Australian Open Betting Lines to Change Amid Absences, Scandals

The qualifiers for the Australian Open are underway. But this year’s tennis tournament is already leaving organizers a little frustrated. There have been more than a few last-minute exits, and one female Italian player caught in the middle of a scandal in her home country.

Emma Raducanu
Emma Raducanu on the tennis court. The British tennis pro is in Australia for the Australian Open, but is one of many players injured this year. (Image: EuroSport)

The tournament’s AUD76.6 million (US$53.01 million) wasn’t enough to convince several players to make the trip. They couldn’t see past the weather, with Australia in the middle of its summer, or injuries to start the year in the land down under.

Tennis players have to pick and choose their events. In order to acclimate themselves to Australia, many head there five to six weeks in advance, according to tournament director Craig Tiley. For some, that’s no longer an option.

Injuries, Health Keep Players Away

Australia’s Aleksandar Vukic didn’t have to travel too far, and already made easy work of Canada’s Gabriel Diallo in the qualifiers. He took both matches with an assist from wins of five consecutive games.

While he’s able to play close to home, there are plenty of other players who backed out just prior to the qualifications began. One of the biggest names is Carlos Alcaraz.

The world’s top tennis player, according to the rankings, decided heading Down Under wasn’t worth it because of injury. The Spanish pro, who picked up his first major singles title last September at the US Open, said the lead-up to the Australian Open proved problematic.

When he was preparing for the new tennis season, Alcaraz suffered a leg injury. He thought he would be able to recover in time, but has already confirmed he had to back out. If his social media activity is a good indication, he plans on returning next year.

That exit gave Rafael Nadal the top seed in the men’s tournament. Alcaraz’s fellow countryman – and world number two – is on the hunt for his third Australian Open singles title. He won it last year, as well as in 2009.

Venus Williams announced at the end of last week that she would have to miss the tournament. This would have been her 22nd trip, but the 42-year-old sustained an injury at the 2023 ASB Classic in New Zealand last week. As a result, Australian player Kimberly Birrell received Williams’ wild card spot.

More Players Fall

Over the weekend, Naomi Osaka, the number one female player, dropped out. The Australian Open confirmed Osaka’s exit, but didn’t specify a reason. Osaka has admitted to battling health issues over the past couple of years, which may have contributed to the decision.

That announcement led to Dayana Yastremska being pushed up into the draw. The 21st-ranked player from Ukraine missed last year over a doping suspension. That case was later dropped on appeal, and she’s ready to get back into the Australian summer action.

Emma Raducanu is having trouble, as well. The British pro suffered an ankle injury last week, putting in question her participation in the upcoming event.

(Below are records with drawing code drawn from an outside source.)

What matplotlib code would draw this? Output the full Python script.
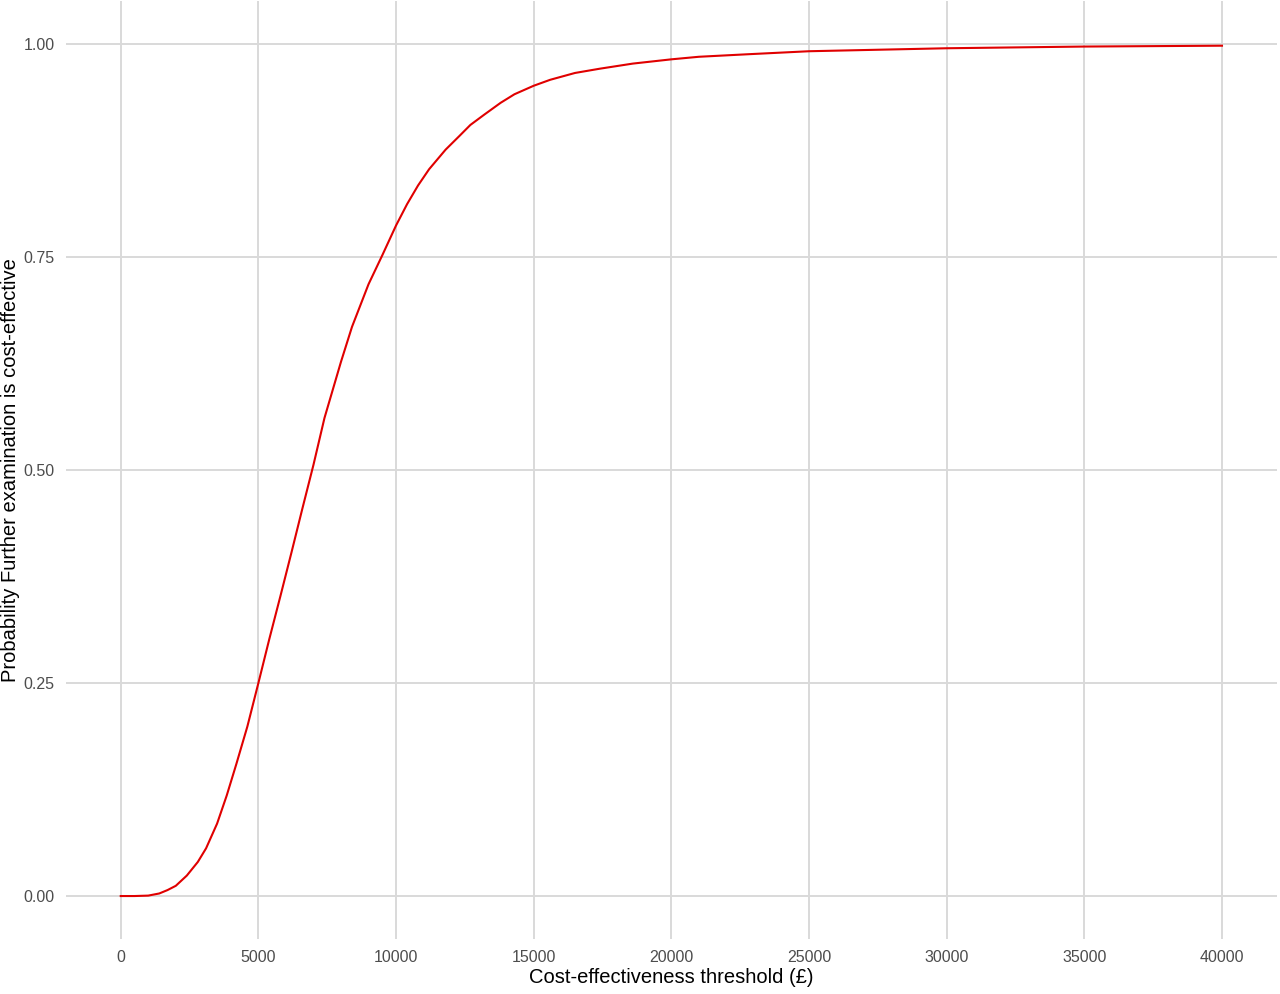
import matplotlib
matplotlib.use("Agg")
import matplotlib.pyplot as plt

# cost-effectiveness acceptability curve
thresholds = [0, 500, 1000, 1400, 1700, 2000, 2400, 2800, 3100, 3500, 3850, 4200,
              4600, 5000, 5400, 5800, 6200, 6600, 7000, 7400, 8000, 8400, 9000,
              9500, 10000, 10400, 10800, 11200, 11800, 12300, 12700, 13200, 13800,
              14300, 15000, 15600, 16500, 17400, 18600, 20000, 21000, 22800,
              25000, 30000, 35000, 40000]
prob_ce = [0.0, 0.0, 0.0005, 0.003, 0.007, 0.012, 0.024, 0.04, 0.056, 0.085, 0.118,
           0.155, 0.199, 0.25, 0.302, 0.352, 0.403, 0.455, 0.506, 0.561, 0.627,
           0.668, 0.718, 0.752, 0.787, 0.812, 0.834, 0.853, 0.876, 0.892, 0.905,
           0.917, 0.931, 0.941, 0.951, 0.958, 0.966, 0.971, 0.977, 0.982, 0.985,
           0.988, 0.9915, 0.995, 0.997, 0.998]

x_ticks = [0, 5000, 10000, 15000, 20000, 25000, 30000, 35000, 40000]
y_ticks = [0.0, 0.25, 0.5, 0.75, 1.0]
y_labels = ["0.00", "0.25", "0.50", "0.75", "1.00"]

plt.rcParams['font.family'] = ['Liberation Sans', 'DejaVu Sans']

fig = plt.figure(figsize=(12.8, 9.94), dpi=100)
ax = fig.add_axes([0.0513, 0.0557, 0.9464, 0.9429])

ax.plot(thresholds, prob_ce, color="#E00000", lw=1.5, zorder=3)

ax.set_xlim(-2000, 42000)
ax.set_ylim(-0.05, 1.05)
ax.set_xticks(x_ticks)
ax.set_xticklabels([str(t) for t in x_ticks])
ax.set_yticks(y_ticks)
ax.set_yticklabels(y_labels)

# theme_minimal look
ax.grid(True, color="#D9D9D9", lw=1.4)
ax.set_axisbelow(True)
for s in ax.spines.values():
    s.set_visible(False)
ax.tick_params(length=0, labelsize=11.5, labelcolor="#4D4D4D", pad=8)

ax.set_xlabel("Cost-effectiveness threshold (£)", fontsize=14.5, labelpad=2)
# y title placed by hand so it stays inside the figure
fig.text(11 / 1280, 1 - 470 / 994, "Probability Further examination is cost-effective",
         rotation=90, ha="center", va="center", fontsize=14.5)

fig.savefig("out.png", dpi=100)
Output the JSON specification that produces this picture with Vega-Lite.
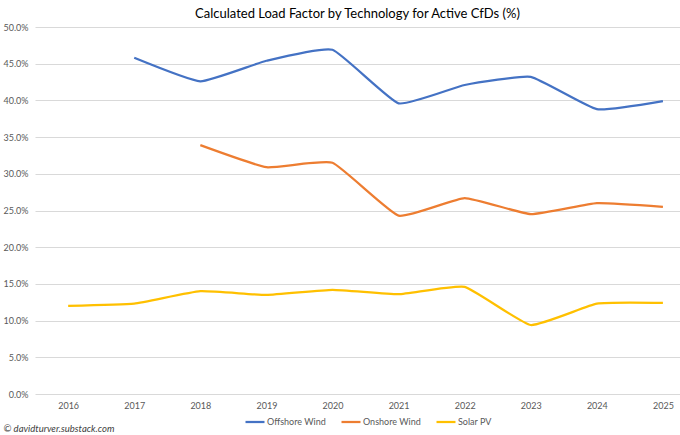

The continued exits make it challenging for the Australian Open organizers. They’re already missing Ash Barty, Serena Williams, and Roger Federer, who retired last year. Losing other big names creates a void in the appeal of the competition.

COVID-19 Won’t Go Away

Novak Djokovic is ready to make a comeback after missing last year’s Australian Open over a COVID-19 scandal. The Serb refused to be vaccinated, and Australia forced him to leave the country.

Australia has relaxed its COVID-19 travel policies since then. But the virus at the center of a global pandemic continues to be a problem. Camila Giorgi, Italy’s second-ranked player, is caught up in a COVID-19 scandal from back home.

Giorgi is in Australia, where she hopes to do better than her third-round exit last year. At the same time, she’s going to be part of an investigation that puts her credentials and ethics on the line. Giorgi is under investigation for possibly presenting a fake COVID-19 vaccine certification to enter the country last year.

At the center is a doctor in Italy, Daniela Grillone. As Australia’s ABC News reports, she has now admitted to repeatedly offering false certifications to numerous people. One of these was allegedly Giorgi.

Presenting a fake certification is grounds for deportation. However, with the vaccine no longer being mandatory and the likelihood of an investigation reaching a rapid conclusion, authorities probably won’t take any action. Still, the constant hounding of the press and the bad publicity might impact her game.